* **GOAL OF THE EXERCISE**: Count how many lines of the material below have the word "this" and give only the number.
======== ITEMS
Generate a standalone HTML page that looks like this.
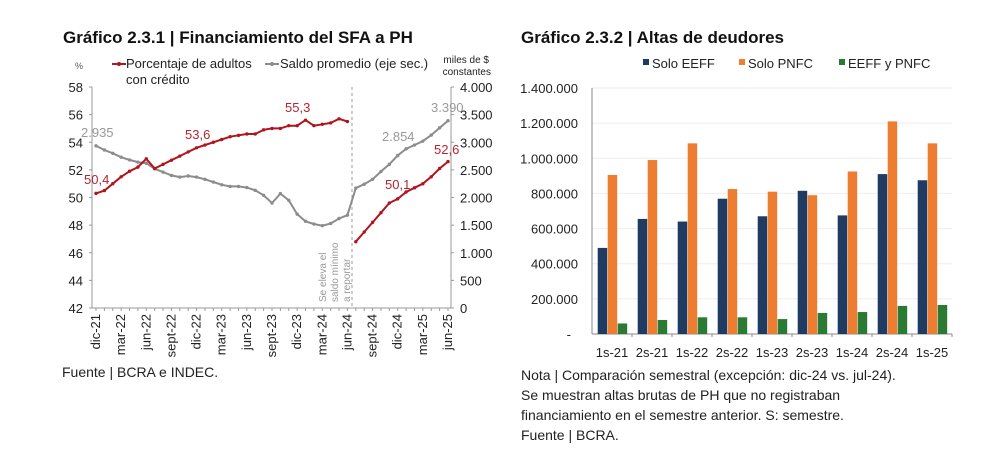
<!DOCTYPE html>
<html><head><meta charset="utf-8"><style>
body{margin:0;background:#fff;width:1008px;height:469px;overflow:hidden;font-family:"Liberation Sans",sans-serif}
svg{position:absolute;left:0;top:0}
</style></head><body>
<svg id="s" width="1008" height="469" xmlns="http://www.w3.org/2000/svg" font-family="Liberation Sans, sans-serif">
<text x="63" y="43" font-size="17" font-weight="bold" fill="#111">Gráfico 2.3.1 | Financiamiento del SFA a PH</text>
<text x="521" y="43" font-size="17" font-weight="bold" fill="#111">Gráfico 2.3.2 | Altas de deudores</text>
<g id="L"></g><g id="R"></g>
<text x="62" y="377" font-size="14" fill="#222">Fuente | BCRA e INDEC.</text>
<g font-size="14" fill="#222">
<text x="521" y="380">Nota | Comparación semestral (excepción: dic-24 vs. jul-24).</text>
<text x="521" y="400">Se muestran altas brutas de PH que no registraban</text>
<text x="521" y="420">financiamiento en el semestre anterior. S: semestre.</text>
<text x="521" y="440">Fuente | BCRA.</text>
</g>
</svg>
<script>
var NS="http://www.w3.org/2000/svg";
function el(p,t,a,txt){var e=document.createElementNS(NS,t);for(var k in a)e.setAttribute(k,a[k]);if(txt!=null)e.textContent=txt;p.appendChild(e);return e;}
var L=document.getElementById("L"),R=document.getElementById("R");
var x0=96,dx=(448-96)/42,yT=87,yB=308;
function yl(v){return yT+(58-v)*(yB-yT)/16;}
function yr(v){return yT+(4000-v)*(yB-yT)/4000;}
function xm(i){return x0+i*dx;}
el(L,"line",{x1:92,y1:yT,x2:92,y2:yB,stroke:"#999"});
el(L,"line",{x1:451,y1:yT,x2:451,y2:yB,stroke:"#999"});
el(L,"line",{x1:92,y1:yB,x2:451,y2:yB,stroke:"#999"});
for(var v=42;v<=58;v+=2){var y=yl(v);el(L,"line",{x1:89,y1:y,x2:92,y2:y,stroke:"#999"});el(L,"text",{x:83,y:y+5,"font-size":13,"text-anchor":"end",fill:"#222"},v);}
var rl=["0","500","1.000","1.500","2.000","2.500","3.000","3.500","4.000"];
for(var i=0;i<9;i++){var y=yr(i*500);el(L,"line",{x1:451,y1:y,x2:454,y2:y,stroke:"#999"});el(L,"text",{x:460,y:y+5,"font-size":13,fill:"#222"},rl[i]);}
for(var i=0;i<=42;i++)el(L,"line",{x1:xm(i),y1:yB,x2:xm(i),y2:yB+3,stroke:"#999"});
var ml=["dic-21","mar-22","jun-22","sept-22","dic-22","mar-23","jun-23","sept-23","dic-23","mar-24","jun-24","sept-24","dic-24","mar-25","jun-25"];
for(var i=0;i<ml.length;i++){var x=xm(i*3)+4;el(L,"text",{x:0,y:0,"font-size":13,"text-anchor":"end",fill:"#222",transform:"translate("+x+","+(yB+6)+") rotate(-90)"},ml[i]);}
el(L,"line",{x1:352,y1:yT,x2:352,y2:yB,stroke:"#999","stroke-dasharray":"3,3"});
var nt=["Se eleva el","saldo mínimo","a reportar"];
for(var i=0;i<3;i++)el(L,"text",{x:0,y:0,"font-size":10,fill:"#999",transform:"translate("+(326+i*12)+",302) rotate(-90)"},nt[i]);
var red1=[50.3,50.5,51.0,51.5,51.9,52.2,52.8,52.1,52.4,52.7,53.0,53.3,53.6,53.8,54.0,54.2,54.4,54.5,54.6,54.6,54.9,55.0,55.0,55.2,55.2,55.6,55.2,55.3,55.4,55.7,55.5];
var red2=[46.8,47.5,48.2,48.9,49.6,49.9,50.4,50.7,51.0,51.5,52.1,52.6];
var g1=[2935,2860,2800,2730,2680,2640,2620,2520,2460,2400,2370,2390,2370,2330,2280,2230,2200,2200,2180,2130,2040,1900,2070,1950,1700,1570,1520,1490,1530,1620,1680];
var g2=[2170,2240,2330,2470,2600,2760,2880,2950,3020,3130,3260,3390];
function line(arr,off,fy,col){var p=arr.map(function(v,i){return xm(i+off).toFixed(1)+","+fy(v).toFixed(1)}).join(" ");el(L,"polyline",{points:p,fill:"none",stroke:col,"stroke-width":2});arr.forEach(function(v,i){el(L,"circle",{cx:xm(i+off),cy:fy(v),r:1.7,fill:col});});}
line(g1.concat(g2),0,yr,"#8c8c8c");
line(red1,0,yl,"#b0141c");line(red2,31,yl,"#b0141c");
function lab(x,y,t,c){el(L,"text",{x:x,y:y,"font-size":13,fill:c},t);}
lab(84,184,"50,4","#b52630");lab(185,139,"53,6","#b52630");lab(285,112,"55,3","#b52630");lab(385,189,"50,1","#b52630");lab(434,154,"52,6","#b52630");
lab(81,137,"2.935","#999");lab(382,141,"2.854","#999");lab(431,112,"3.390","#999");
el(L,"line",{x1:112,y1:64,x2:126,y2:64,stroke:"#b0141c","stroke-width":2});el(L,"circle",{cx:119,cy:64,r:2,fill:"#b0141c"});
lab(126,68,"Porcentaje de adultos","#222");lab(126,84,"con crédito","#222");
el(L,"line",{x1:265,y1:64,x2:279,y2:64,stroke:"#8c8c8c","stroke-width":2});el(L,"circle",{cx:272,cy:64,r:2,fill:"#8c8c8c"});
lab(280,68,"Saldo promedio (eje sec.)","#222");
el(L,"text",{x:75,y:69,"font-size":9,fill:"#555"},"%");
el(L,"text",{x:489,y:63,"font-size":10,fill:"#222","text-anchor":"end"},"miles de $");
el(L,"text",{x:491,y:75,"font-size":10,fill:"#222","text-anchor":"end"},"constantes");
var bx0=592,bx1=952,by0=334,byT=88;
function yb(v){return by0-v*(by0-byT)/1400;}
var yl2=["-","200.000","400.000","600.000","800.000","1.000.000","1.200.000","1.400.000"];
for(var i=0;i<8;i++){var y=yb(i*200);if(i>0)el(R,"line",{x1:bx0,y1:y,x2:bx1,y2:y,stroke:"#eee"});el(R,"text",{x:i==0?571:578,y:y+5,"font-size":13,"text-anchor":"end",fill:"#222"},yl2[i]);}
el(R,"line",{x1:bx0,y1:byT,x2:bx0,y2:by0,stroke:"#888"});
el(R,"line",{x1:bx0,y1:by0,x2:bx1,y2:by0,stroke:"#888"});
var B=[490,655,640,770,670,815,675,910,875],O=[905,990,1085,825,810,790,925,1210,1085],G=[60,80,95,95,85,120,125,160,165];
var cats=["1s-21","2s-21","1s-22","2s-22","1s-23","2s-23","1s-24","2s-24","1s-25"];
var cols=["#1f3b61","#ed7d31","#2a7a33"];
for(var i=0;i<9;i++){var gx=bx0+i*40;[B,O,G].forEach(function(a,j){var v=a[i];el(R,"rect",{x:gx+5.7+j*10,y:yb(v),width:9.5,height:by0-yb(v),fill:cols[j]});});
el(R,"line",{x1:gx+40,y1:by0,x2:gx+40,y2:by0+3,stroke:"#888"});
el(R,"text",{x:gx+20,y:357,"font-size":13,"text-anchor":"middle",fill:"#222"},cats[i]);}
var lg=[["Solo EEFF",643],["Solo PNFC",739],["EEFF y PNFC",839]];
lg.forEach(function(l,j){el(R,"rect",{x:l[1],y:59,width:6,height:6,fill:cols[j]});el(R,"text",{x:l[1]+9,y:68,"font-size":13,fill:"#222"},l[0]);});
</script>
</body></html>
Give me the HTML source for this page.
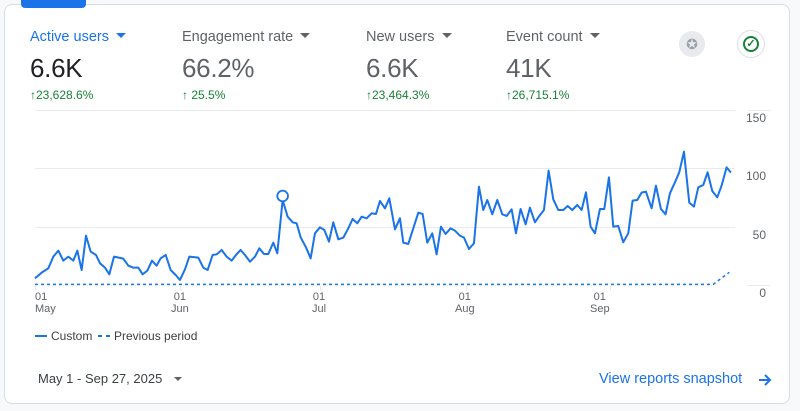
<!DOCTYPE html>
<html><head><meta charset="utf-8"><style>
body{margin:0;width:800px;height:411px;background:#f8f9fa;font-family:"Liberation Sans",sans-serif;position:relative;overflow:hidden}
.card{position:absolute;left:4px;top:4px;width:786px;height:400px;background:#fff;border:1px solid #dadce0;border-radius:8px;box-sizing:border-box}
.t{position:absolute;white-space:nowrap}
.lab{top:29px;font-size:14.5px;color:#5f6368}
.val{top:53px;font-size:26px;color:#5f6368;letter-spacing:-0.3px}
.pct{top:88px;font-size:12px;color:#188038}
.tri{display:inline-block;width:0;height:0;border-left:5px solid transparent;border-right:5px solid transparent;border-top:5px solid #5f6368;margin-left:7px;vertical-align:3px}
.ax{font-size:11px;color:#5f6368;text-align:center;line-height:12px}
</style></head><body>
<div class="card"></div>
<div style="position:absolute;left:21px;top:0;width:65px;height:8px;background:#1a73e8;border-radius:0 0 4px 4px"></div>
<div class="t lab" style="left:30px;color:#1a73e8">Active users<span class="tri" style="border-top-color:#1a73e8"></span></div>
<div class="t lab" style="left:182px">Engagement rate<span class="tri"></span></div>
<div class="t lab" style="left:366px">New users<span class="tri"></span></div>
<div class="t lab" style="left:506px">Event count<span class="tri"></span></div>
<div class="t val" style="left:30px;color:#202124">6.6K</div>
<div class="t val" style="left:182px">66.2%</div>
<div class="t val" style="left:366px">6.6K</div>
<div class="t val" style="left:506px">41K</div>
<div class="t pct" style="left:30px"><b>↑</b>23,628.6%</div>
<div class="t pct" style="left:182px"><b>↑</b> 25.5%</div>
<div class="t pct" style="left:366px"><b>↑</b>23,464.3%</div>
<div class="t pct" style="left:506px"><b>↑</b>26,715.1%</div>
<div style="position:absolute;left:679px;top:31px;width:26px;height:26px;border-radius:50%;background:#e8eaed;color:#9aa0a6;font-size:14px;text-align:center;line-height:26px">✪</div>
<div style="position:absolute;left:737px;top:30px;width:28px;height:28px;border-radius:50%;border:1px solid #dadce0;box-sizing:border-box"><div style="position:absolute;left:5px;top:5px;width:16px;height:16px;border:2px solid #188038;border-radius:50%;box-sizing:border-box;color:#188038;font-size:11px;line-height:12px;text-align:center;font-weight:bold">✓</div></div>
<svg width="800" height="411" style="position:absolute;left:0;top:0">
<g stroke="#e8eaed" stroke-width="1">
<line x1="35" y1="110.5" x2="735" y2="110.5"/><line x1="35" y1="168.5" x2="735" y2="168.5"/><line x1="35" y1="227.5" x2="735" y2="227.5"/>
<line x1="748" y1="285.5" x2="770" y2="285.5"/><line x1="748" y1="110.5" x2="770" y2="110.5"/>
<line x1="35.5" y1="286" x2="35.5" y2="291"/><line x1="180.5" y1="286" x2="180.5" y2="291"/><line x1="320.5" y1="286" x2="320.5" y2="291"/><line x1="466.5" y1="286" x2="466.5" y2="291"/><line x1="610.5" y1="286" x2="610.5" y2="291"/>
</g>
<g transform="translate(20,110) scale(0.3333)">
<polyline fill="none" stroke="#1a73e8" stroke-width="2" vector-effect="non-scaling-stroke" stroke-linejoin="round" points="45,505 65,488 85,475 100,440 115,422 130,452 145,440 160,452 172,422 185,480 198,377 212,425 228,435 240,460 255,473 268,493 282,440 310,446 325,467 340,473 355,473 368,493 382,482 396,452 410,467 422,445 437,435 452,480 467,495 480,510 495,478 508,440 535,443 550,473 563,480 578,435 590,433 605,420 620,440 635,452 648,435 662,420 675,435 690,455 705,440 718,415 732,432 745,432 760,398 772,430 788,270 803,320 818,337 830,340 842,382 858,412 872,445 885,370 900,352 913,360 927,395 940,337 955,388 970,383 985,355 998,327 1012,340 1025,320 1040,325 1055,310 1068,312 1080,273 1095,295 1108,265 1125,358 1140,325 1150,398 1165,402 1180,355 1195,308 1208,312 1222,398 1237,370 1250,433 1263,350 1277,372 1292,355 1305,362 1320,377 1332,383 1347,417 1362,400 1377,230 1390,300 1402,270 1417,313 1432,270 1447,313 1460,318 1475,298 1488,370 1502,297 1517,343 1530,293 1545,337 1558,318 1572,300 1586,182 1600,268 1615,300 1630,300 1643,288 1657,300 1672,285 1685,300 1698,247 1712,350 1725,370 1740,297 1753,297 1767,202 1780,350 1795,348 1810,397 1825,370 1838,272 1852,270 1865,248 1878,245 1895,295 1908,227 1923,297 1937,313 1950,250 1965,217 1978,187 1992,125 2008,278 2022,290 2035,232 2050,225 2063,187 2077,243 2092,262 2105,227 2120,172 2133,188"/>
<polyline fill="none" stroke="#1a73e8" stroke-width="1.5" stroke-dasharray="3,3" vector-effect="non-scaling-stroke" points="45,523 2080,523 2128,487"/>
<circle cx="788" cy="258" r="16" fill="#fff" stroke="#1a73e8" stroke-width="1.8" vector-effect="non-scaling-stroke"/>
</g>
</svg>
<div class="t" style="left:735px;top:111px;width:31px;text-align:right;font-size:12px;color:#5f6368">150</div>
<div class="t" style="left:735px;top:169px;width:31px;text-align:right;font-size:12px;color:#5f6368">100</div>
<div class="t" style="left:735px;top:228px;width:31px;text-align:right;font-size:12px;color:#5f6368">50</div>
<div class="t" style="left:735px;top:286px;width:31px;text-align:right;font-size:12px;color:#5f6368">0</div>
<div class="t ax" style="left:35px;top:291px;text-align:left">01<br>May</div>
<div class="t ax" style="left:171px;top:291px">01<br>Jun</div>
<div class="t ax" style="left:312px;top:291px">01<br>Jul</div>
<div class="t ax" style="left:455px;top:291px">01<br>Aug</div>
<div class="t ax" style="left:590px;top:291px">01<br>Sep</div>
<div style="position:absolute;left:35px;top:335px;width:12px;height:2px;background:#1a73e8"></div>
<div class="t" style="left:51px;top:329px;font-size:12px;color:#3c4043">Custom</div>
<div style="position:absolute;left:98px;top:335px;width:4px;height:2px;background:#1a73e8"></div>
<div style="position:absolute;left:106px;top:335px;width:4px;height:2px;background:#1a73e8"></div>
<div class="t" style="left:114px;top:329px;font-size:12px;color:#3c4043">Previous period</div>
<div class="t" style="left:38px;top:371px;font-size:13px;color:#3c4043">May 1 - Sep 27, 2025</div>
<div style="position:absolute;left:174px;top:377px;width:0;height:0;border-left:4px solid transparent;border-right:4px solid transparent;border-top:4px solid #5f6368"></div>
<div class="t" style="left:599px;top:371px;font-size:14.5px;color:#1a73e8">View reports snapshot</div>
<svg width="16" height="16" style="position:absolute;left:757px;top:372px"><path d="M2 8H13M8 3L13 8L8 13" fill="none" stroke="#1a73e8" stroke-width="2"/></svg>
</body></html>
================
* **SOLUTION TO THE PROBLEM**: 2